----- SOURCE DATA -----
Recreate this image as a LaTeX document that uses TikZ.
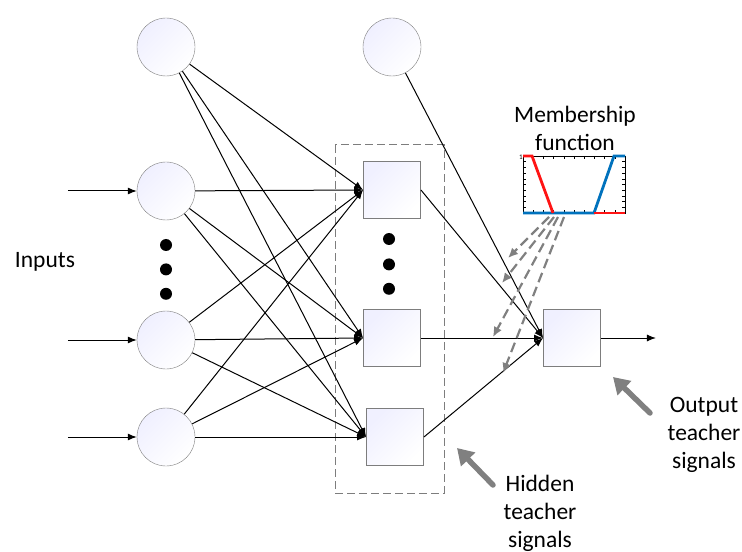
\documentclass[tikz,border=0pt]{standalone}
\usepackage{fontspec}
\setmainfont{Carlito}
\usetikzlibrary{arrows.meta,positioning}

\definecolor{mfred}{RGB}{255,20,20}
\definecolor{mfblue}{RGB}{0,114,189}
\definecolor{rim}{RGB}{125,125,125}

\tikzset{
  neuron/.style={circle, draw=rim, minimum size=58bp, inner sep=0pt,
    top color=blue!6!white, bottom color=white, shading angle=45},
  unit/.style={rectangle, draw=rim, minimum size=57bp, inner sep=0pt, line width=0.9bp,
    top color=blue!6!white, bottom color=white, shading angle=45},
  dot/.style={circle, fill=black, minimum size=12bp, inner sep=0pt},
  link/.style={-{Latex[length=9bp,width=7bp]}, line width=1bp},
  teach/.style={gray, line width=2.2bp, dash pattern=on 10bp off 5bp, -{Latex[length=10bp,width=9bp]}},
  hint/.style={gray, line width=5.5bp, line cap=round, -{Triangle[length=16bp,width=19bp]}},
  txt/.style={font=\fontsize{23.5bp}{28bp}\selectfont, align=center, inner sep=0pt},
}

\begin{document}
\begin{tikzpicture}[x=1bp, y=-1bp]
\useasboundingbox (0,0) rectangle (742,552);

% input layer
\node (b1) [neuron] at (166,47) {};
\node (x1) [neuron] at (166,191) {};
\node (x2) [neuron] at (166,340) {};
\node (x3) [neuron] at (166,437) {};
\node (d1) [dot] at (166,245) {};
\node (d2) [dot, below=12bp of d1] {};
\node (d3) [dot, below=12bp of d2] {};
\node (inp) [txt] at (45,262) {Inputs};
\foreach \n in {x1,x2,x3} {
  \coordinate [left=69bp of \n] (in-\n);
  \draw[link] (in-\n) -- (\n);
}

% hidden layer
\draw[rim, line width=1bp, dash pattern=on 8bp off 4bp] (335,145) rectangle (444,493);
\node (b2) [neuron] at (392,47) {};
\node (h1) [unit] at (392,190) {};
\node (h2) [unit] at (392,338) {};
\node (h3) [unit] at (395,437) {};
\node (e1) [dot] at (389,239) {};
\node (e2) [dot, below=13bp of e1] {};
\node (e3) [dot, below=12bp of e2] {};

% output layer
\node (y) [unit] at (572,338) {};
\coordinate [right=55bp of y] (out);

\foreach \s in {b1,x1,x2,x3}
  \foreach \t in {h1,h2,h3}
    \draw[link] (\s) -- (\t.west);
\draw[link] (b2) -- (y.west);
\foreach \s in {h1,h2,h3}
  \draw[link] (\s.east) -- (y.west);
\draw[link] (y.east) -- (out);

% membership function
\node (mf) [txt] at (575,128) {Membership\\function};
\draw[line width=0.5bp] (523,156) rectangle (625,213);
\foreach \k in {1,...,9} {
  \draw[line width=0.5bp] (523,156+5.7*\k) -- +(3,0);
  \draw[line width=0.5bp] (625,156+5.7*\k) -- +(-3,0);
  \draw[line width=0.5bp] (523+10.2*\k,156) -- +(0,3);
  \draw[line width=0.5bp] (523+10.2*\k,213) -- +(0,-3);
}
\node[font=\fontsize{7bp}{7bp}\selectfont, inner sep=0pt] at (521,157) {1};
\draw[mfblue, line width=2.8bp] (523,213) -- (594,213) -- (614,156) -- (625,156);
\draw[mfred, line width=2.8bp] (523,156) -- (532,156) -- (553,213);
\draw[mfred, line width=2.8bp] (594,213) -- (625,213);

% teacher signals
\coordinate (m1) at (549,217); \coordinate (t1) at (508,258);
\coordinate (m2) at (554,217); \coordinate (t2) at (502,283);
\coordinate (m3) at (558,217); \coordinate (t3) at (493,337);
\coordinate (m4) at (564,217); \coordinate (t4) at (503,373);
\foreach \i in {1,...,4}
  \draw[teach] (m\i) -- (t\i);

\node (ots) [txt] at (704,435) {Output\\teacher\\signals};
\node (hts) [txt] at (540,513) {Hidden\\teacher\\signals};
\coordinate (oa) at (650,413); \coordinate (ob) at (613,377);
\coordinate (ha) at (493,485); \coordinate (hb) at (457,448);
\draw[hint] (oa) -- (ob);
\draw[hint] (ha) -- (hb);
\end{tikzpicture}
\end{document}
-----
SHORT PROBLEM —
Skip the images and write out the rest of the listing exactly.

WRITTEN SOLUTION —
Recreate this image as a LaTeX document that uses TikZ.
\documentclass[tikz,border=0pt]{standalone}
\usepackage{fontspec}
\setmainfont{Carlito}
\usetikzlibrary{arrows.meta,positioning}

\definecolor{mfred}{RGB}{255,20,20}
\definecolor{mfblue}{RGB}{0,114,189}
\definecolor{rim}{RGB}{125,125,125}

\tikzset{
  neuron/.style={circle, draw=rim, minimum size=58bp, inner sep=0pt,
    top color=blue!6!white, bottom color=white, shading angle=45},
  unit/.style={rectangle, draw=rim, minimum size=57bp, inner sep=0pt, line width=0.9bp,
    top color=blue!6!white, bottom color=white, shading angle=45},
  dot/.style={circle, fill=black, minimum size=12bp, inner sep=0pt},
  link/.style={-{Latex[length=9bp,width=7bp]}, line width=1bp},
  teach/.style={gray, line width=2.2bp, dash pattern=on 10bp off 5bp, -{Latex[length=10bp,width=9bp]}},
  hint/.style={gray, line width=5.5bp, line cap=round, -{Triangle[length=16bp,width=19bp]}},
  txt/.style={font=\fontsize{23.5bp}{28bp}\selectfont, align=center, inner sep=0pt},
}

\begin{document}
\begin{tikzpicture}[x=1bp, y=-1bp]
\useasboundingbox (0,0) rectangle (742,552);

% input layer
\node (b1) [neuron] at (166,47) {};
\node (x1) [neuron] at (166,191) {};
\node (x2) [neuron] at (166,340) {};
\node (x3) [neuron] at (166,437) {};
\node (d1) [dot] at (166,245) {};
\node (d2) [dot, below=12bp of d1] {};
\node (d3) [dot, below=12bp of d2] {};
\node (inp) [txt] at (45,262) {Inputs};
\foreach \n in {x1,x2,x3} {
  \coordinate [left=69bp of \n] (in-\n);
  \draw[link] (in-\n) -- (\n);
}

% hidden layer
\draw[rim, line width=1bp, dash pattern=on 8bp off 4bp] (335,145) rectangle (444,493);
\node (b2) [neuron] at (392,47) {};
\node (h1) [unit] at (392,190) {};
\node (h2) [unit] at (392,338) {};
\node (h3) [unit] at (395,437) {};
\node (e1) [dot] at (389,239) {};
\node (e2) [dot, below=13bp of e1] {};
\node (e3) [dot, below=12bp of e2] {};

% output layer
\node (y) [unit] at (572,338) {};
\coordinate [right=55bp of y] (out);

\foreach \s in {b1,x1,x2,x3}
  \foreach \t in {h1,h2,h3}
    \draw[link] (\s) -- (\t.west);
\draw[link] (b2) -- (y.west);
\foreach \s in {h1,h2,h3}
  \draw[link] (\s.east) -- (y.west);
\draw[link] (y.east) -- (out);

% membership function
\node (mf) [txt] at (575,128) {Membership\\function};
\draw[line width=0.5bp] (523,156) rectangle (625,213);
\foreach \k in {1,...,9} {
  \draw[line width=0.5bp] (523,156+5.7*\k) -- +(3,0);
  \draw[line width=0.5bp] (625,156+5.7*\k) -- +(-3,0);
  \draw[line width=0.5bp] (523+10.2*\k,156) -- +(0,3);
  \draw[line width=0.5bp] (523+10.2*\k,213) -- +(0,-3);
}
\node[font=\fontsize{7bp}{7bp}\selectfont, inner sep=0pt] at (521,157) {1};
\draw[mfblue, line width=2.8bp] (523,213) -- (594,213) -- (614,156) -- (625,156);
\draw[mfred, line width=2.8bp] (523,156) -- (532,156) -- (553,213);
\draw[mfred, line width=2.8bp] (594,213) -- (625,213);

% teacher signals
\coordinate (m1) at (549,217); \coordinate (t1) at (508,258);
\coordinate (m2) at (554,217); \coordinate (t2) at (502,283);
\coordinate (m3) at (558,217); \coordinate (t3) at (493,337);
\coordinate (m4) at (564,217); \coordinate (t4) at (503,373);
\foreach \i in {1,...,4}
  \draw[teach] (m\i) -- (t\i);

\node (ots) [txt] at (704,435) {Output\\teacher\\signals};
\node (hts) [txt] at (540,513) {Hidden\\teacher\\signals};
\coordinate (oa) at (650,413); \coordinate (ob) at (613,377);
\coordinate (ha) at (493,485); \coordinate (hb) at (457,448);
\draw[hint] (oa) -- (ob);
\draw[hint] (ha) -- (hb);
\end{tikzpicture}
\end{document}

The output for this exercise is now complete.